TASK PROMPT: Extract each line of the material that follows exactly and omit its pictures.

☆ ☆ ☆ ☆ ☆ ☆ ☆

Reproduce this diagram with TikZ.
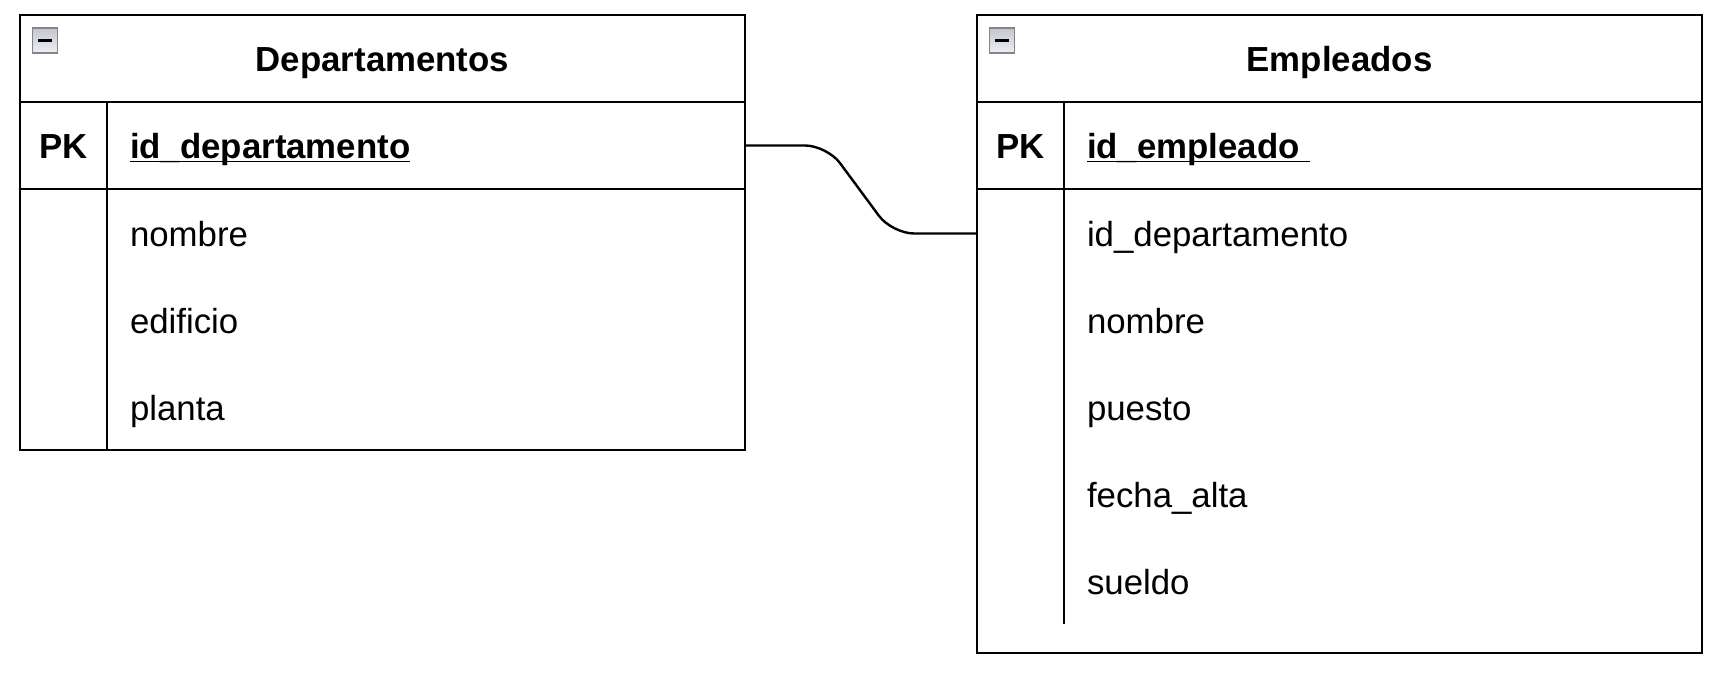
\documentclass[tikz,border=0pt]{standalone}
\usepackage{fontspec}
\setmainfont{Liberation Sans}
\usetikzlibrary{positioning}
\definecolor{togline}{RGB}{128,132,145}
\definecolor{togtop}{RGB}{196,198,206}
\definecolor{togbot}{RGB}{238,239,242}

\begin{document}
\begin{tikzpicture}[x=0.5pt, y=-0.5pt,
    every node/.style={outer sep=0pt, font=\fontsize{17.4}{20}\selectfont},
    box/.style={draw, line width=1.2pt, minimum width=362.5pt, inner sep=0pt},
    title/.style={box, minimum height=43.5pt, text height=12.5pt, text depth=0pt,
                  font=\fontsize{17.4}{20}\selectfont\bfseries},
    keyrow/.style={box, minimum height=43.5pt},
    field/.style={inner sep=0pt, anchor=west, text height=12.5pt, text depth=0pt},
    key/.style={field, anchor=center, font=\fontsize{17.4}{20}\selectfont\bfseries},
    keyname/.style={field, font=\fontsize{17.4}{20}\selectfont\bfseries},
    toggle/.style={draw=togline, line width=0.6pt, minimum size=12.5pt, inner sep=0pt,
                   top color=togtop, bottom color=togbot,
                   path picture={\fill[black]
                       ([xshift=-3.7pt, yshift=-0.85pt]path picture bounding box.center) rectangle
                       ([xshift=3.7pt, yshift=0.85pt]path picture bounding box.center);}}]

    \useasboundingbox (0,0) rectangle (1722,680);

    % Add the tables
    \node[title]                        (dep)     at (382.5,58.5)  {Departamentos};
    \node[keyrow, below=0pt of dep]     (deppk)   {};
    \node[box, minimum height=130.5pt, below=0pt of deppk] (depbody) {};

    \node[title]                        (emp)     at (1339.5,58.5) {Empleados};
    \node[keyrow, below=0pt of emp]     (emppk)   {};
    \node[box, minimum height=232pt, below=0pt of emppk]   (empbody) {};

    % Collapse buttons
    \node[toggle] (deptog) at (45,40.5)   {};
    \node[toggle] (emptog) at (1002,40.5) {};

    % Key column dividers
    \draw[line width=1.2pt] ([xshift=43.5pt]deppk.north west) -- ([xshift=43.5pt]depbody.south west);
    \draw[line width=1.2pt] ([xshift=43.5pt]emppk.north west) -- ([xshift=43.5pt, yshift=14.5pt]empbody.south west);

    % Primary keys
    \node[key]     (depkey) at (63.5,145.5)   {PK};
    \node[keyname] (depid)  at (130,145.5)    {id\_departamento};
    \node[key]     (empkey) at (1020.5,145.5) {PK};
    \node[keyname] (empid)  at (1087,145.5)   {id\_empleado};
    \draw[line width=0.9pt] ([yshift=-1.7pt]depid.base west) -- ([yshift=-1.7pt]depid.base east);
    \draw[line width=0.9pt] ([yshift=-1.7pt]empid.base west) -- ([xshift=5pt, yshift=-1.7pt]empid.base east);

    % Add the fields
    \foreach \f [count=\i] in {nombre, edificio, planta}
        \node[field] (depf\i) at (130, {233.5+87*(\i-1)}) {\f};
    \foreach \f [count=\i] in {id\_departamento, nombre, puesto, fecha\_alta, sueldo}
        \node[field] (empf\i) at (1087, {233.5+87*(\i-1)}) {\f};

    % Connect the tables
    \coordinate (empfk) at (empbody.west |- empf1.west);
    \draw[line width=1.2pt, rounded corners=11pt]
        (deppk.east) -- ([xshift=41pt]deppk.east) -- ([xshift=-42.5pt]empfk) -- (empfk);
\end{tikzpicture}
\end{document}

☆ ☆ ☆ ☆ ☆ ☆ ☆

RESULT OF THIS EXERCISE:
Reproduce this diagram with TikZ.
\documentclass[tikz,border=0pt]{standalone}
\usepackage{fontspec}
\setmainfont{Liberation Sans}
\usetikzlibrary{positioning}
\definecolor{togline}{RGB}{128,132,145}
\definecolor{togtop}{RGB}{196,198,206}
\definecolor{togbot}{RGB}{238,239,242}

\begin{document}
\begin{tikzpicture}[x=0.5pt, y=-0.5pt,
    every node/.style={outer sep=0pt, font=\fontsize{17.4}{20}\selectfont},
    box/.style={draw, line width=1.2pt, minimum width=362.5pt, inner sep=0pt},
    title/.style={box, minimum height=43.5pt, text height=12.5pt, text depth=0pt,
                  font=\fontsize{17.4}{20}\selectfont\bfseries},
    keyrow/.style={box, minimum height=43.5pt},
    field/.style={inner sep=0pt, anchor=west, text height=12.5pt, text depth=0pt},
    key/.style={field, anchor=center, font=\fontsize{17.4}{20}\selectfont\bfseries},
    keyname/.style={field, font=\fontsize{17.4}{20}\selectfont\bfseries},
    toggle/.style={draw=togline, line width=0.6pt, minimum size=12.5pt, inner sep=0pt,
                   top color=togtop, bottom color=togbot,
                   path picture={\fill[black]
                       ([xshift=-3.7pt, yshift=-0.85pt]path picture bounding box.center) rectangle
                       ([xshift=3.7pt, yshift=0.85pt]path picture bounding box.center);}}]

    \useasboundingbox (0,0) rectangle (1722,680);

    % Add the tables
    \node[title]                        (dep)     at (382.5,58.5)  {Departamentos};
    \node[keyrow, below=0pt of dep]     (deppk)   {};
    \node[box, minimum height=130.5pt, below=0pt of deppk] (depbody) {};

    \node[title]                        (emp)     at (1339.5,58.5) {Empleados};
    \node[keyrow, below=0pt of emp]     (emppk)   {};
    \node[box, minimum height=232pt, below=0pt of emppk]   (empbody) {};

    % Collapse buttons
    \node[toggle] (deptog) at (45,40.5)   {};
    \node[toggle] (emptog) at (1002,40.5) {};

    % Key column dividers
    \draw[line width=1.2pt] ([xshift=43.5pt]deppk.north west) -- ([xshift=43.5pt]depbody.south west);
    \draw[line width=1.2pt] ([xshift=43.5pt]emppk.north west) -- ([xshift=43.5pt, yshift=14.5pt]empbody.south west);

    % Primary keys
    \node[key]     (depkey) at (63.5,145.5)   {PK};
    \node[keyname] (depid)  at (130,145.5)    {id\_departamento};
    \node[key]     (empkey) at (1020.5,145.5) {PK};
    \node[keyname] (empid)  at (1087,145.5)   {id\_empleado};
    \draw[line width=0.9pt] ([yshift=-1.7pt]depid.base west) -- ([yshift=-1.7pt]depid.base east);
    \draw[line width=0.9pt] ([yshift=-1.7pt]empid.base west) -- ([xshift=5pt, yshift=-1.7pt]empid.base east);

    % Add the fields
    \foreach \f [count=\i] in {nombre, edificio, planta}
        \node[field] (depf\i) at (130, {233.5+87*(\i-1)}) {\f};
    \foreach \f [count=\i] in {id\_departamento, nombre, puesto, fecha\_alta, sueldo}
        \node[field] (empf\i) at (1087, {233.5+87*(\i-1)}) {\f};

    % Connect the tables
    \coordinate (empfk) at (empbody.west |- empf1.west);
    \draw[line width=1.2pt, rounded corners=11pt]
        (deppk.east) -- ([xshift=41pt]deppk.east) -- ([xshift=-42.5pt]empfk) -- (empfk);
\end{tikzpicture}
\end{document}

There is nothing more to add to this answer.